MNN homes in on LOHAS, or Lifestyles of Health And Sustainability, which encompasses an estimated $290-billion U.S. marketplace for goods and services focused on health, social justice, personal development, sustainable living and the environment.

“We saw that so many sites were narrowly focused on certain aspects of the environment, and we wanted to grow into something broader; and I think we’re getting closer to that,” says Leavell, who has written several books focused on conservation but saw his initial role as something akin to a media figurehead.

He has expanded well beyond that, taking a lead sales role with sponsors and potential sponsors, such as Mercedes, CSX and the U.S. Department of Energy.

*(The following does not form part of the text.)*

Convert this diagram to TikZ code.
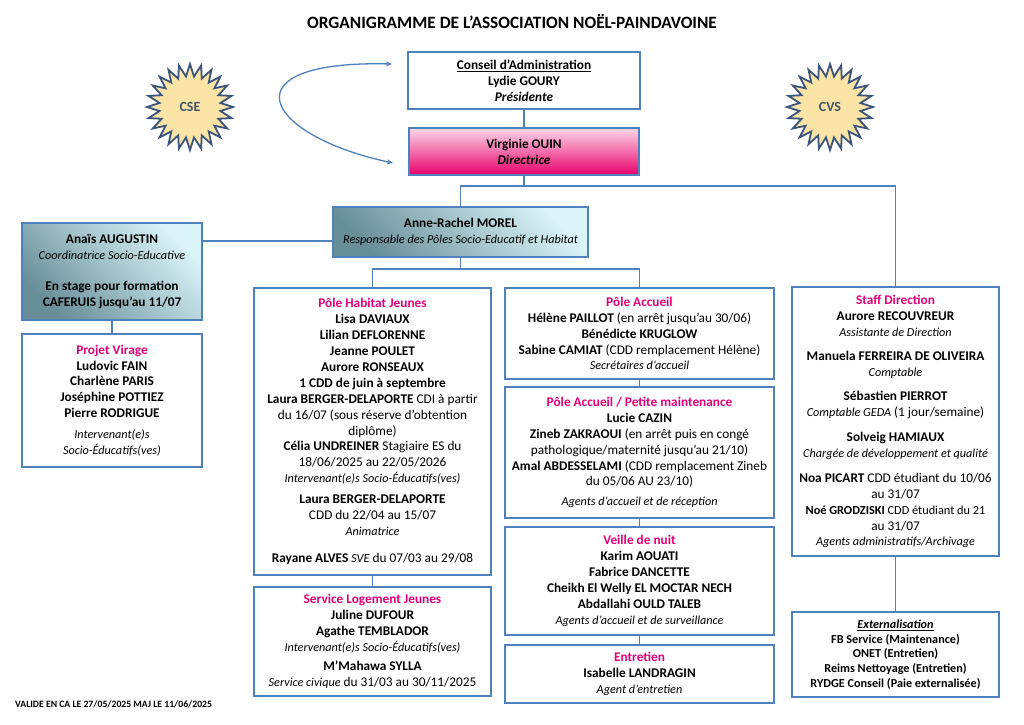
\documentclass[tikz,border=0pt]{standalone}
\usepackage{fontspec}
\setmainfont{Carlito}
\usepackage{tikz}
\usetikzlibrary{shapes.geometric}
\usetikzlibrary{arrows.meta}
\usepackage{xcolor}
\definecolor{ColBlue}{RGB}{79,129,189}
\definecolor{ColPink}{RGB}{226,0,122}
\definecolor{ColPinkL}{RGB}{252,216,234}
\definecolor{ColPinkD}{RGB}{233,0,106}
\definecolor{ColTealL}{RGB}{218,244,249}
\definecolor{ColTealD}{RGB}{104,142,152}
\definecolor{ColGold}{RGB}{252,228,166}
\definecolor{ColSlate}{RGB}{59,86,122}
\definecolor{ColSlateT}{RGB}{68,84,106}
\newcommand{\Plain}[1]{{\mdseries #1}}
\newcommand{\Role}[1]{{\mdseries\itshape\fontsize{12.2}{15.9}\selectfont #1}}
\newcommand{\Pole}[1]{\textcolor{ColPink}{#1}}
\tikzstyle{BoxOrg}=[rectangle,draw=ColBlue,line width=1.6pt,fill=white,inner sep=2pt,align=center,
font=\fontsize{13.3}{15.9}\selectfont\bfseries]
\tikzstyle{BoxTeal}=[BoxOrg,bottom color=ColTealD,top color=ColTealL,shading angle=-45]
\tikzstyle{BoxPink}=[BoxOrg,top color=ColPinkL,bottom color=ColPinkD]
\tikzstyle{EdgeOrg}=[ColBlue,line width=1.5pt]
\tikzstyle{ArcOrg}=[ColBlue,line width=1.3pt,{Stealth[length=6pt,width=5pt]}-{Stealth[length=6pt,width=5pt]}]
\tikzstyle{StarOrg}=[star,star points=24,star point ratio=1.4,minimum size=86pt,inner sep=0pt,
draw=ColSlate,line width=1.8pt,fill=ColGold,text=ColSlateT,font=\fontsize{14}{16}\selectfont\bfseries]

\begin{document}
\begin{tikzpicture}[x=1pt,y=-1pt]
        \useasboundingbox[fill=white](0,0)rectangle(1024,724);
        \node[font=\fontsize{17.3}{20}\selectfont\bfseries](t)at(512,22){ORGANIGRAMME DE L’ASSOCIATION NOËL-PAINDAVOINE};
        \node[StarOrg](cse)at(190,107){CSE};
        \node[StarOrg](cvs)at(830,107){CVS};
        \node[BoxOrg,minimum width=232pt,minimum height=57pt](ca)at(524,80.5){\underline{Conseil d’Administration}\\Lydie GOURY\\\textit{Présidente}};
        \node[BoxPink,minimum width=230pt,minimum height=47pt](dir)at(524,151.5){Virginie OUIN\\\textit{Directrice}};
        \node[BoxTeal,minimum width=255pt,minimum height=50pt](ar)at(460.5,232){Anne-Rachel MOREL\\\Role{Responsable des Pôles Socio-Educatif et Habitat}};
        \node[BoxTeal,minimum width=180pt,minimum height=97pt](ana)at(112,271.5){Anaïs AUGUSTIN\\\Role{Coordinatrice Socio-Educative}\\[15pt]
            En stage pour formation\\CAFERUIS jusqu’au 11/07};
        \node[BoxOrg,minimum width=180pt,minimum height=133pt](vir)at(112,400.5){\Pole{Projet Virage}\\Ludovic FAIN\\Charlène PARIS\\Joséphine POTTIEZ\\Pierre RODRIGUE\\[5pt]
            \Role{Intervenant(e)s}\\\Role{Socio-Éducatifs(ves)}};
        \node[BoxOrg,minimum width=237pt,minimum height=287pt](hab)at(372.5,431.5){\Pole{Pôle Habitat Jeunes}\\Lisa DAVIAUX\\Lilian DEFLORENNE\\Jeanne POULET\\Aurore RONSEAUX\\
            1 CDD de juin à septembre\\Laura BERGER-DELAPORTE \Plain{CDI à partir}\\\Plain{du 16/07 (sous réserve d’obtention}\\\Plain{diplôme)}\\
            Célia UNDREINER \Plain{Stagiaire ES du}\\\Plain{18/06/2025 au 22/05/2026}\\\Role{Intervenant(e)s Socio-Éducatifs(ves)}\\[5pt]
            Laura BERGER-DELAPORTE\\\Plain{CDD du 22/04 au 15/07}\\\Role{Animatrice}\\[11pt]
            Rayane ALVES \Role{SVE} \Plain{du 07/03 au 29/08}};
        \node[BoxOrg,minimum width=237pt,minimum height=109pt](slj)at(372.5,641.5){\Pole{Service Logement Jeunes}\\Juline DUFOUR\\Agathe TEMBLADOR\\
            \Role{Intervenant(e)s Socio-Éducatifs(ves)}\\[3pt]M’Mahawa SYLLA\\\Role{Service civique} \Plain{du 31/03 au 30/11/2025}};
        \node[BoxOrg,minimum width=269pt,minimum height=91pt](acc)at(639.5,333.5){\Pole{Pôle Accueil}\\Hélène PAILLOT \Plain{(en arrêt jusqu’au 30/06)}\\Bénédicte KRUGLOW\\
            Sabine CAMIAT \Plain{(CDD remplacement Hélène)}\\\Role{Secrétaires d’accueil}};
        \node[BoxOrg,minimum width=269pt,minimum height=131pt](pam)at(639.5,452.5){\Pole{Pôle Accueil / Petite maintenance}\\Lucie CAZIN\\
            Zineb ZAKRAOUI \Plain{(en arrêt puis en congé}\\\Plain{pathologique/maternité jusqu’au 21/10)}\\
            Amal ABDESSELAMI \Plain{(CDD remplacement Zineb}\\\Plain{du 05/06 AU 23/10)}\\[4pt]\Role{Agents d’accueil et de réception}};
        \node[BoxOrg,minimum width=269pt,minimum height=108pt](vdn)at(639.5,581){\Pole{Veille de nuit}\\Karim AOUATI\\Fabrice DANCETTE\\Cheikh El Welly EL MOCTAR NECH\\
            Abdallahi OULD TALEB\\\Role{Agents d’accueil et de surveillance}};
        \node[BoxOrg,minimum width=269pt,minimum height=58pt](ent)at(639.5,674){\Pole{Entretien}\\Isabelle LANDRAGIN\\\Role{Agent d’entretien}};
        \node[BoxOrg,minimum width=207pt,minimum height=269pt](staff)at(895.5,421.5){\Pole{Staff Direction}\\Aurore RECOUVREUR\\\Role{Assistante de Direction}\\[9pt]
            Manuela FERREIRA DE OLIVEIRA\\\Role{Comptable}\\[8pt]Sébastien PIERROT\\\Role{Comptable GEDA} \Plain{(1 jour/semaine)}\\[9pt]
            Solveig HAMIAUX\\\Role{Chargée de développement et qualité}\\[9pt]
            Noa PICART \Plain{CDD étudiant du 10/06}\\\Plain{au 31/07}\\
            {\fontsize{12.3}{14}\selectfont Noé GRODZISKI \Plain{CDD étudiant du 21}}\\\Plain{au 31/07}\\\Role{Agents administratifs/Archivage}};
        \node[BoxOrg,minimum width=207pt,minimum height=85pt,font=\fontsize{12.2}{14.7}\selectfont\bfseries](ext)at(895.5,654.5){\underline{\textit{Externalisation}}\\
            FB Service (Maintenance)\\ONET (Entretien)\\Reims Nettoyage (Entretien)\\RYDGE Conseil (Paie externalisée)};
        \node[anchor=west,inner sep=0pt,font=\fontsize{9.7}{11}\selectfont\bfseries](val)at(15,704){VALIDE EN CA LE 27/05/2025 MAJ LE 11/06/2025};
        \coordinate(ArcA)at(392,64);
        \coordinate(ArcB)at(393,163);
        \draw[ArcOrg](ArcA)..controls(225,60)and(262,135)..(ArcB);
        \draw[EdgeOrg](ca)--(dir);
        \draw[EdgeOrg](dir.south)--++(0,10)coordinate(j1);
        \draw[EdgeOrg](j1)-|(ar.north);
        \draw[EdgeOrg](j1)-|(staff.north);
        \draw[EdgeOrg]([yshift=-9pt]ar.west)coordinate(ja)--(ja-|ana.east);
        \draw[EdgeOrg](ana)--(vir);
        \draw[EdgeOrg](ar.south)--++(0,11)coordinate(j2);
        \draw[EdgeOrg](j2)-|(hab.north);
        \draw[EdgeOrg](j2)-|(acc.north);
        \draw[EdgeOrg](hab)--(slj);
        \draw[EdgeOrg](acc)--(pam);
        \draw[EdgeOrg](pam)--(vdn);
        \draw[EdgeOrg](vdn)--(ent);
        \draw[EdgeOrg](staff)--(ext);
    \end{tikzpicture}
\end{document}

“Sure, having a Rolling Stone did get us a lot of early attention,” says Tom Bell. “But the thing about Chuck is, he’s not a celebrity who happens to be dabbling in environmental issues. He’s an environmentalist who happens to be a celebrity.”

Sherman doesn’t have a staff of more than two dozen, he doesn’t have the scores of bloggers and contributors MNN has, or a rock ‘n’ roll legend to bat cleanup or play the occasional gig to help woo clients. Green Life Pages is basically Sherman and his partner Lisa Highfill, who received a new MacBook Pro in lieu of an actual salary when she joined him.

The two of them write most of the original content on Green Life Pages, and the focus is heavy on how to live green, period. That includes the way you eat, the way you clean, the way you maintain your body and your mind. Sherman’s pride and joy is the growing database of home remedies, which he writes.

“When I’m done it’ll be the largest online database of home remedies, but we’re about a year away,” he says.

Meanwhile, he’s working hard and getting by – he still works for Eco-Friendly Maid Service, but has dreams of something bigger. This is something else he has in common with Babbit.

“It will grow, and one day we’ll start getting offers from larger companies wanting to buy our website,” Sherman says.

He’s only 22, and not thinking about any such thing as legacies yet. Babbit is a young 58 and isn’t thinking about legacies either, unless he’s prodded.

“Being that we’re doing this for profit, I’d like to be remembered as someone that sold this company for a zillion dollars,” he says. “That would be a good legacy.

“But not only that he did it for a lot of money, but he really did some good things, because MNN educated mainstream consumers about important issues they couldn’t understand before. It’s an overused phrase, the one about giving a man a fish and he eats for a night, versus teaching him how to fish. But we are teaching how to fish here, and I think that’s a good thing, too.”